1. The original plateaus I observed (in the prior posts) were being caused by excessively short runtimes on each thread in the case of OpenMP, and in std::thread(). They were not (in this case) being caused by cache line thrashing in L1.

2. To investigate the plateaus, the execution time on each thread was lengthened in the computations for both libraries with outer FOR loops. OpenMP seemed to handle this well, but std::thread(), despite using a local accumulator variable, did not: The outer FOR loop in the functor repeated the expected cache updates as the vector indices were traversed. These repeated updates were still significant enough to produce a noticeable plateau (although this was not yet apparent until (3) below).

3. Switching the FOR loops in OpenMP made for less efficient execution and reproduced the plateau generated by std::thread(), which hinted that the remaining cache updates in std::thread() might be a source of the plateau problem. This prompted switching the FOR loops in the std::thread() functor and this removed the plateau.

4. It's interesting that OpenMP was able to handle the outer FOR loop very well without me having to interchange the FORs as I needed to do in the functor slice. Any insight on this from anyone?

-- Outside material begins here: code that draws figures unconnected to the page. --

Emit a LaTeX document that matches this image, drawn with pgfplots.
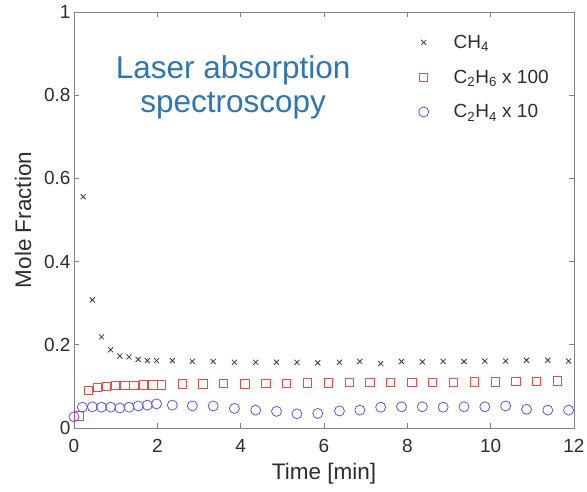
\documentclass[border=0pt]{standalone}
\usepackage{fontspec}
\setmainfont{Liberation Sans}
\usepackage{pgfplots}
\pgfplotsset{compat=1.18}
\definecolor{cmeth}{RGB}{60,60,60}
\definecolor{ceth}{RGB}{240,70,70}
\definecolor{cethy}{RGB}{85,85,250}
\definecolor{ctitle}{RGB}{46,117,182}
\definecolor{caxis}{RGB}{130,130,130}
\definecolor{ctext}{RGB}{45,45,45}
\pgfplotsset{myleg/.style={legend image code/.code={%
  \path[draw=none,fill=none] (0pt,-4pt) rectangle (50pt,4pt);
  \draw[mark repeat=2,mark phase=2,##1] plot coordinates {(0pt,0pt) (22pt,0pt) (44pt,0pt)};}}}

\begin{document}
\begin{tikzpicture}
\useasboundingbox (-74pt,-63pt) rectangle (513pt,428pt);
\begin{axis}[
  at={(0pt,0pt)}, anchor=origin,
  scale only axis, width=500pt, height=416pt,
  xmin=0, xmax=12, ymin=0, ymax=1,
  xtick={0,2,...,12}, ytick={0,0.2,...,1},
  tick align=inside, major tick length=5pt,
  axis line style={draw=caxis, line width=0.8pt},
  tick style={draw=caxis, line width=0.8pt},
  /pgf/number format/assume math mode=true,
  tick label style={font=\fontsize{19}{22}\selectfont, text=ctext},
  xticklabel style={yshift=-8pt},
  label style={font=\fontsize{22.5}{26}\selectfont, text=ctext},
  xlabel={Time [min]}, ylabel={Mole Fraction},
  xlabel style={at={(axis description cs:0.5,-0.11)}, anchor=center},
  ylabel style={at={(axis description cs:-0.102,0.5)}, anchor=center},
  legend style={at={(axis description cs:0.655,0.95)}, anchor=north west, draw=none, fill=none,
    inner sep=0pt, font=\fontsize{19}{22}\selectfont, text=ctext, row sep=16pt},
  legend cell align=left,
]
\addplot[only marks, mark=x, mark size=3.6pt, color=cmeth, line width=0.8pt,
  mark options={draw=cmeth, fill=none}, myleg] coordinates {
(0.22,0.556) (0.44,0.308) (0.66,0.219) (0.88,0.188) (1.10,0.173) (1.32,0.171) (1.54,0.165)
(1.76,0.162) (1.98,0.162) (2.36,0.162) (2.84,0.160) (3.34,0.160) (3.85,0.158) (4.36,0.158)
(4.86,0.158) (5.35,0.158) (5.85,0.157) (6.37,0.158) (6.86,0.160) (7.36,0.155) (7.86,0.160)
(8.36,0.159) (8.86,0.160) (9.36,0.160) (9.86,0.161) (10.36,0.161) (10.86,0.163) (11.37,0.163)
(11.87,0.161)};
\addplot[only marks, mark=square*, mark size=4.2pt, color=ceth, line width=0.8pt,
  mark options={draw=ceth, fill=white}, myleg] coordinates {
(0.12,0.029) (0.34,0.090) (0.56,0.097) (0.78,0.100) (1.00,0.103) (1.22,0.103) (1.44,0.103)
(1.66,0.104) (1.89,0.104) (2.10,0.104) (2.60,0.106) (3.09,0.106) (3.59,0.107) (4.10,0.106)
(4.61,0.107) (5.10,0.107) (5.60,0.108) (6.10,0.108) (6.61,0.109) (7.10,0.109) (7.60,0.110)
(8.11,0.110) (8.60,0.110) (9.11,0.110) (9.61,0.111) (10.11,0.111) (10.61,0.112) (11.10,0.112)
(11.60,0.113)};
\addplot[only marks, mark=o, mark size=5pt, color=cethy, line width=0.8pt,
  mark options={draw=cethy, fill=none}, myleg] coordinates {
(0.00,0.027) (0.20,0.050) (0.44,0.051) (0.66,0.050) (0.88,0.050) (1.10,0.048) (1.32,0.050)
(1.54,0.053) (1.76,0.055) (1.98,0.058) (2.36,0.055) (2.84,0.053) (3.34,0.053) (3.85,0.047)
(4.36,0.043) (4.86,0.040) (5.35,0.034) (5.85,0.035) (6.37,0.041) (6.86,0.043) (7.36,0.050)
(7.86,0.051) (8.36,0.051) (8.86,0.050) (9.36,0.051) (9.86,0.051) (10.36,0.053) (10.86,0.045)
(11.37,0.043) (11.87,0.043)};
\legend{CH\textsubscript{4}, C\textsubscript{2}H\textsubscript{6} x 100, C\textsubscript{2}H\textsubscript{4} x 10}
\node[align=center, text=ctitle, font=\fontsize{31.5}{34}\selectfont] at (axis cs:3.82,0.818)
  {Laser absorption\\spectroscopy};
\end{axis}
\end{tikzpicture}
\end{document}
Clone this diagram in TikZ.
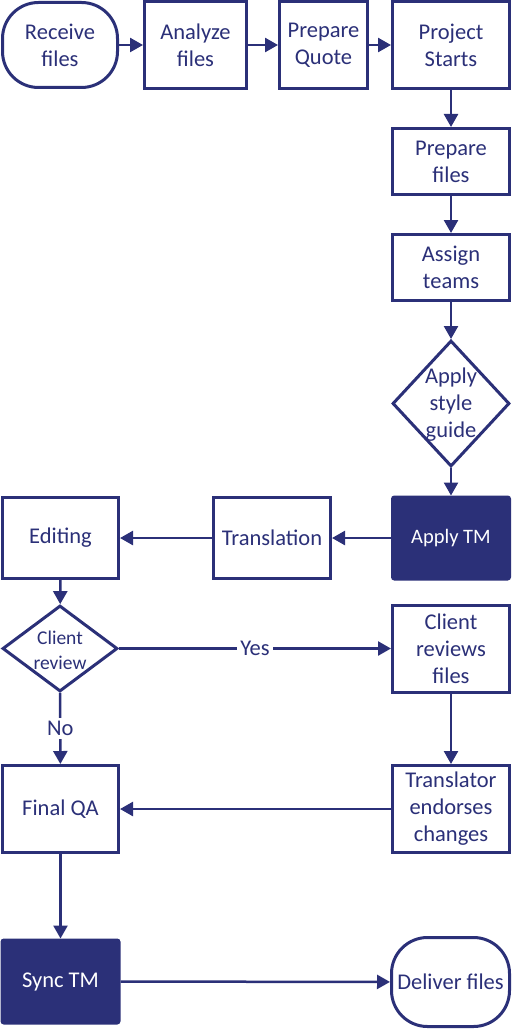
\documentclass[tikz,border=0pt]{standalone}
\usepackage{fontspec}
\setmainfont{Carlito}
\usetikzlibrary{arrows.meta,shapes.geometric}
\definecolor{navy}{RGB}{43,48,120}
\tikzset{
  base/.style={draw=navy, line width=3pt, fill=white, text=navy, align=center, inner sep=0pt,
    font=\fontsize{22.5}{27}\selectfont},
  box/.style={base, minimum width=117pt},
  darkbox/.style={base, fill=navy, text=white, rounded corners=2pt, minimum width=117pt,
    font=\fontsize{20.5}{25}\selectfont},
  pill/.style={base, rounded corners=36pt, minimum width=115pt},
  decision/.style={draw=navy, line width=3pt, fill=white, shape=diamond, inner sep=0pt},
  txt/.style={text=navy, align=center, font=\fontsize{22.5}{27}\selectfont},
  conn/.style={draw=navy, line width=2.5pt, -{Triangle[length=13pt,width=14pt]}},
  lbl/.style={fill=white, text=navy, inner sep=3pt, font=\fontsize{22.5}{27}\selectfont},
}
\begin{document}
\begin{tikzpicture}[x=1pt,y=-1pt]
\useasboundingbox (0,0) rectangle (511,1030);
% top row
\node[pill, minimum height=85pt] (receive) at (60,45) {Receive\\files};
\node[box, minimum width=102pt, minimum height=87pt] (analyze) at (195.5,45) {Analyze\\files};
\node[box, minimum width=88pt, minimum height=87pt] (quote) at (323.5,45) {Prepare\\Quote};
\node[box, minimum height=87pt] (starts) at (451,45) {Project\\Starts};
% right column
\node[box, minimum height=66pt] (prep) at (451,161.5) {Prepare\\files};
\node[box, minimum height=66pt] (assign) at (451,267.5) {Assign\\teams};
\node[decision, minimum width=117pt, minimum height=126pt] (style) at (451,403.5) {};
\node[txt] (styletxt) at (451,405) {Apply\\style\\guide};
\node[darkbox, minimum height=82pt] (applytm) at (451,538) {Apply TM};
% middle row
\node[box, minimum height=81pt] (transl) at (272,538) {Translation};
\node[box, minimum width=116pt, minimum height=81pt] (edit) at (60.5,538) {Editing};
% review
\node[decision, minimum width=115pt, minimum height=86pt] (review) at (60,648.5) {};
\node[txt, font=\fontsize{19.5}{25}\selectfont] (reviewtxt) at (60,650) {Client\\review};
\node[box, minimum height=87pt] (creview) at (451,649) {Client\\reviews\\files};
\node[box, minimum height=87pt] (endorse) at (451,809) {Translator\\endorses\\changes};
\node[box, minimum width=116pt, minimum height=87pt] (qa) at (60.5,809) {Final QA};
\node[darkbox, minimum width=117pt, minimum height=83pt, font=\fontsize{22.5}{27}\selectfont] (sync) at (60.5,981.5) {Sync TM};
\node[pill, minimum width=118pt, minimum height=89pt] (deliver) at (450.5,982) {Deliver files};
% connectors
\draw[conn] (receive) -- (analyze);
\draw[conn] (analyze) -- (quote);
\draw[conn] (quote) -- (starts);
\draw[conn] (starts) -- (prep);
\draw[conn] (prep) -- (assign);
\draw[conn] (assign) -- (style);
\draw[conn] (style) -- (applytm);
\draw[conn] (applytm) -- (transl);
\draw[conn] (transl) -- (edit);
\draw[conn] (edit) -- (review);
\draw[conn] (review) -- node[lbl] (yes) {Yes} (creview.west |- review);
\draw[conn] (review) -- node[lbl] (no) {No} (qa);
\draw[conn] (creview) -- (endorse);
\draw[conn] (endorse) -- (qa);
\draw[conn] (qa) -- (sync);
\draw[conn] (sync) -- (deliver);
\end{tikzpicture}
\end{document}
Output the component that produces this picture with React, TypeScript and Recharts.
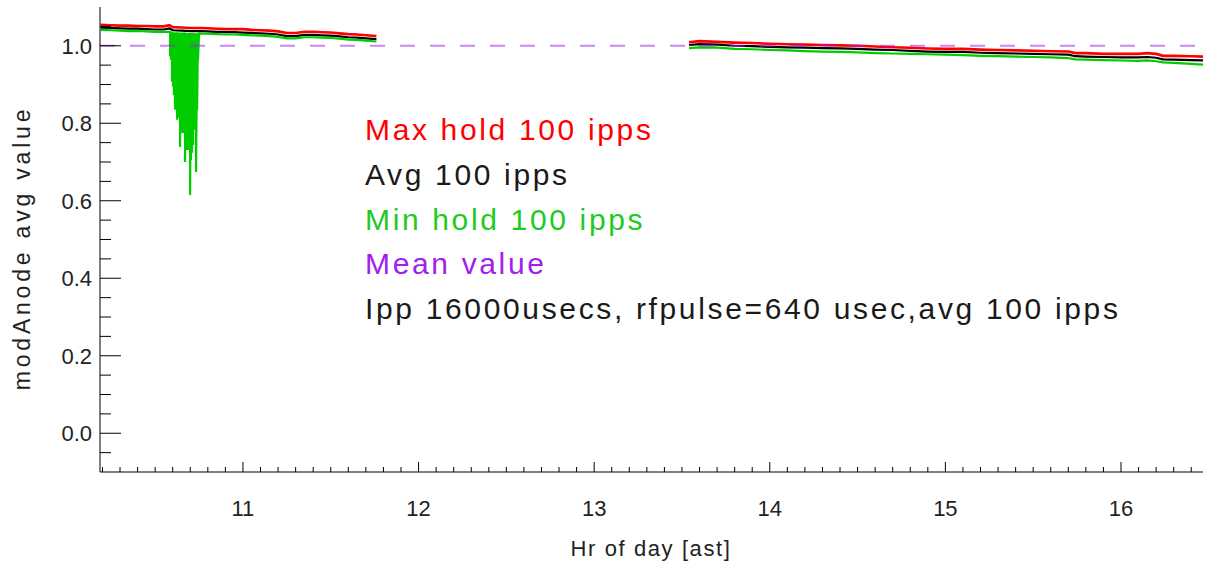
import React from "react";
import { LineChart, Line, XAxis, YAxis, ReferenceLine } from "recharts";

// first block of data (before the gap)
const hoursA = [
  10.19, 10.25, 10.3, 10.35, 10.4, 10.45, 10.5, 10.55, 10.58, 10.6, 10.65, 10.7, 10.75, 10.8, 10.85,
  10.9, 10.95, 11.0, 11.05, 11.1, 11.15, 11.2, 11.25, 11.3, 11.35, 11.4, 11.45, 11.5, 11.55, 11.6,
  11.65, 11.7, 11.76,
];
const maxA = [
  1.054, 1.053, 1.052, 1.052, 1.051, 1.051, 1.05, 1.05, 1.053, 1.048, 1.047, 1.046, 1.046, 1.045, 1.044,
  1.043, 1.043, 1.043, 1.041, 1.04, 1.039, 1.037, 1.033, 1.033, 1.036, 1.036, 1.035, 1.034, 1.032, 1.03,
  1.029, 1.027, 1.025,
];
const avgA = [
  1.047, 1.046, 1.045, 1.044, 1.044, 1.043, 1.042, 1.042, 1.045, 1.04, 1.039, 1.038, 1.038, 1.037, 1.036,
  1.035, 1.035, 1.034, 1.033, 1.032, 1.031, 1.029, 1.025, 1.025, 1.028, 1.028, 1.027, 1.026, 1.024, 1.022,
  1.021, 1.019, 1.017,
];
const minHoursA = [
  10.19, 10.25, 10.3, 10.35, 10.4, 10.45, 10.5, 10.55, 10.75, 10.8, 10.85, 10.9, 10.95, 11.0, 11.05,
  11.1, 11.15, 11.2, 11.25, 11.3, 11.35, 11.4, 11.45, 11.5, 11.55, 11.6, 11.65, 11.7, 11.76,
];
const minA = [
  1.041, 1.04, 1.039, 1.038, 1.038, 1.037, 1.036, 1.036, 1.032, 1.031, 1.03, 1.029, 1.029, 1.028, 1.027,
  1.026, 1.025, 1.023, 1.019, 1.019, 1.022, 1.022, 1.021, 1.02, 1.018, 1.016, 1.015, 1.013, 1.011,
];

// drop-outs of the min hold around 10.6-10.75
const dipHours = [
  10.585, 10.59, 10.596, 10.602, 10.607, 10.613, 10.619, 10.625, 10.63, 10.636, 10.642, 10.647, 10.653,
  10.659, 10.664, 10.67, 10.676, 10.682, 10.687, 10.693, 10.699, 10.704, 10.71, 10.716, 10.721, 10.727,
  10.733, 10.739, 10.744,
];
const dipTop = [
  1.036, 1.036, 1.036, 1.035, 1.035, 1.035, 1.035, 1.035, 1.034, 1.034, 1.034, 1.034, 1.034, 1.034,
  1.034, 1.034, 1.033, 1.033, 1.033, 1.033, 1.033, 1.033, 1.033, 1.033, 1.033, 1.032, 1.032, 1.032, 1.032,
];
const dipLow = [
  0.972, 0.964, 0.907, 0.894, 0.873, 0.835, 0.853, 0.809, 0.814, 0.86, 0.739, 0.796, 0.775, 0.788, 0.775,
  0.7, 0.731, 0.736, 0.731, 0.757, 0.615, 0.705, 0.724, 0.744, 0.783, 0.809, 0.674, 0.835, 0.964,
];

// second block (after the gap)
const hoursB = [
  13.54, 13.6, 13.7, 13.8, 13.9, 14.0, 14.1, 14.2, 14.3, 14.4, 14.5, 14.6, 14.7, 14.8, 14.9, 15.0, 15.1,
  15.2, 15.3, 15.4, 15.5, 15.6, 15.7, 15.74, 15.8, 15.9, 16.0, 16.1, 16.15, 16.2, 16.24, 16.3, 16.4, 16.47,
];
const maxB = [
  1.009, 1.012, 1.01, 1.008, 1.007, 1.005, 1.004, 1.003, 1.002, 1.001, 1.0, 0.998, 0.996, 0.995, 0.993,
  0.992, 0.992, 0.99, 0.989, 0.988, 0.987, 0.986, 0.985, 0.981, 0.981, 0.979, 0.979, 0.979, 0.981, 0.979,
  0.974, 0.974, 0.973, 0.972,
];
const avgB = [
  1.002, 1.004, 1.003, 1.0, 0.999, 0.997, 0.996, 0.995, 0.994, 0.993, 0.992, 0.99, 0.989, 0.987, 0.985,
  0.984, 0.984, 0.982, 0.981, 0.98, 0.979, 0.978, 0.977, 0.973, 0.972, 0.971, 0.97, 0.97, 0.971, 0.969,
  0.965, 0.964, 0.963, 0.962,
];
const minB = [
  0.994, 0.996, 0.995, 0.992, 0.991, 0.989, 0.988, 0.986, 0.985, 0.984, 0.983, 0.981, 0.98, 0.979, 0.978,
  0.977, 0.976, 0.974, 0.973, 0.972, 0.971, 0.97, 0.968, 0.965, 0.964, 0.963, 0.962, 0.961, 0.962, 0.96,
  0.957, 0.956, 0.953, 0.951,
];

const gapHour = 12.65;
const meanValue = 1.0;

const xDomain = [10.186, 16.467];
const yDomain = [-0.1, 1.1];
const xMajor = [11, 12, 13, 14, 15, 16];
const xMajorLabels = ["11", "12", "13", "14", "15", "16"];
const yMajor = [0.0, 0.2, 0.4, 0.6, 0.8, 1.0];
const yMajorLabels = ["0.0", "0.2", "0.4", "0.6", "0.8", "1.0"];

const legendLines = [
  { text: "Max hold 100 ipps", color: "#ff0000" },
  { text: "Avg 100 ipps", color: "#1a1a1a" },
  { text: "Min hold 100 ipps", color: "#1ecb1e" },
  { text: "Mean value", color: "#a020f0" },
  { text: "Ipp 16000usecs, rfpulse=640 usec,avg 100 ipps", color: "#1a1a1a" },
];

type Pt = { h: number; v: number | null };

function block(hours: number[], vals: number[]): Pt[] {
  return hours.map((h, i) => ({ h, v: vals[i] }));
}

const maxData: Pt[] = [...block(hoursA, maxA), { h: gapHour, v: null }, ...block(hoursB, maxB)];
const avgData: Pt[] = [...block(hoursA, avgA), { h: gapHour, v: null }, ...block(hoursB, avgB)];

const dipPts: Pt[] = [];
dipHours.forEach((h, i) => {
  dipPts.push({ h, v: dipTop[i] });
  dipPts.push({ h, v: dipLow[i] });
});
const minFirst = [...block(minHoursA, minA), ...dipPts].sort((a, b) => a.h - b.h);
const minData: Pt[] = [...minFirst, { h: gapHour, v: null }, ...block(hoursB, minB)];

// minor ticks (0.1 hr, 0.05 units)
const xTicks: number[] = [];
for (let i = 102; i <= 164; i++) xTicks.push(i / 10);
const yTicks: number[] = [];
for (let i = -1; i <= 21; i++) yTicks.push(Math.round(i * 5) / 100);

const FONT = '"Liberation Sans", Arial, Helvetica, sans-serif';
const INK = "#222";

const findMajor = (v: number, majors: number[]) => majors.findIndex((m) => Math.abs(m - v) < 1e-6);

const XTick = (top: boolean) => (props: any) => {
  const { x, y, payload } = props;
  const idx = findMajor(payload.value, xMajor);
  const len = idx >= 0 ? 10 : 5;
  return (
    <g>
      <line x1={x} x2={x} y1={y} y2={top ? y + len : y - len} stroke="#000" strokeWidth={1} />
      {!top && idx >= 0 && (
        <text x={x} y={y + 44} textAnchor="middle" fontFamily={FONT} fontSize={22} fill={INK}>
          {xMajorLabels[idx]}
        </text>
      )}
    </g>
  );
};

const YTick = (right: boolean) => (props: any) => {
  const { x, y, payload } = props;
  const idx = findMajor(payload.value, yMajor);
  const len = idx >= 0 ? 21 : 11;
  return (
    <g>
      <line x1={x} x2={right ? x - len : x + len} y1={y} y2={y} stroke="#000" strokeWidth={1} />
      {!right && idx >= 0 && (
        <text x={x - 8} y={y + 8} textAnchor="end" fontFamily={FONT} fontSize={22} fill={INK}>
          {yMajorLabels[idx]}
        </text>
      )}
    </g>
  );
};

export default function App() {
  return (
    <div style={{ position: "relative", width: 1207, height: 565, background: "#fff" }}>
      <style>{"body{margin:0}"}</style>
      <LineChart width={1207} height={565} margin={{ top: 7, right: 4, bottom: 0, left: 0 }}>
        <XAxis
          xAxisId="b"
          dataKey="h"
          type="number"
          domain={xDomain}
          allowDataOverflow
          ticks={xTicks}
          interval={0}
          height={93}
          tickSize={0}
          tickMargin={0}
          tickLine={false}
          axisLine={{ stroke: "#000" }}
          tick={XTick(false)}
        />
        <XAxis
          xAxisId="t"
          orientation="top"
          dataKey="h"
          type="number"
          domain={xDomain}
          allowDataOverflow
          ticks={xTicks}
          interval={0}
          height={0}
          tickSize={0}
          tickMargin={0}
          tickLine={false}
          axisLine={{ stroke: "#000" }}
          tick={XTick(true)}
        />
        <YAxis
          yAxisId="l"
          type="number"
          domain={yDomain}
          allowDataOverflow
          ticks={yTicks}
          interval={0}
          width={100}
          tickSize={0}
          tickMargin={0}
          tickLine={false}
          axisLine={{ stroke: "#000" }}
          tick={YTick(false)}
        />
        <YAxis
          yAxisId="r"
          orientation="right"
          type="number"
          domain={yDomain}
          allowDataOverflow
          ticks={yTicks}
          interval={0}
          width={0}
          tickSize={0}
          tickMargin={0}
          tickLine={false}
          axisLine={{ stroke: "#000" }}
          tick={YTick(true)}
        />
        <Line
          xAxisId="b"
          yAxisId="l"
          data={maxData}
          dataKey="v"
          type="linear"
          stroke="#ff0000"
          strokeWidth={2.6}
          dot={false}
          activeDot={false}
          isAnimationActive={false}
        />
        <Line
          xAxisId="b"
          yAxisId="l"
          data={avgData}
          dataKey="v"
          type="linear"
          stroke="#000000"
          strokeWidth={2.2}
          dot={false}
          activeDot={false}
          isAnimationActive={false}
        />
        <Line
          xAxisId="b"
          yAxisId="l"
          data={minData}
          dataKey="v"
          type="linear"
          stroke="#00cc00"
          strokeWidth={2.2}
          dot={false}
          activeDot={false}
          isAnimationActive={false}
        />
        <ReferenceLine
          xAxisId="b"
          yAxisId="l"
          y={meanValue}
          stroke="#a020f0"
          strokeOpacity={0.55}
          strokeWidth={2}
          strokeDasharray="15 15"
        />
      </LineChart>
      <svg
        width={1207}
        height={565}
        style={{ position: "absolute", left: 0, top: 0, pointerEvents: "none" }}
      >
        {legendLines.map((l, i) => (
          <text
            key={l.text}
            x={365}
            y={140 + i * 44.8}
            fontFamily={FONT}
            fontSize={30}
            letterSpacing={2.65}
            fill={l.color}
          >
            {l.text}
          </text>
        ))}
        <text
          x={651}
          y={556}
          textAnchor="middle"
          fontFamily={FONT}
          fontSize={22}
          letterSpacing={1.6}
          fill={INK}
        >
          Hr of day [ast]
        </text>
        <text
          transform="translate(30,248) rotate(-90)"
          textAnchor="middle"
          fontFamily={FONT}
          fontSize={23}
          letterSpacing={3.8}
          fill={INK}
        >
          modAnode avg value
        </text>
      </svg>
    </div>
  );
}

Understanding what is going on with the L1 cache is essential to successful parallelization. Throwing threads at a problem is not the way forward. By the way, I did not refer in this post to all the side streets I investigated regarding CPU cache management that everyone's suggestions pointed me to, so thank you very much! In the end, I hope that some found this investigation useful and not too basic.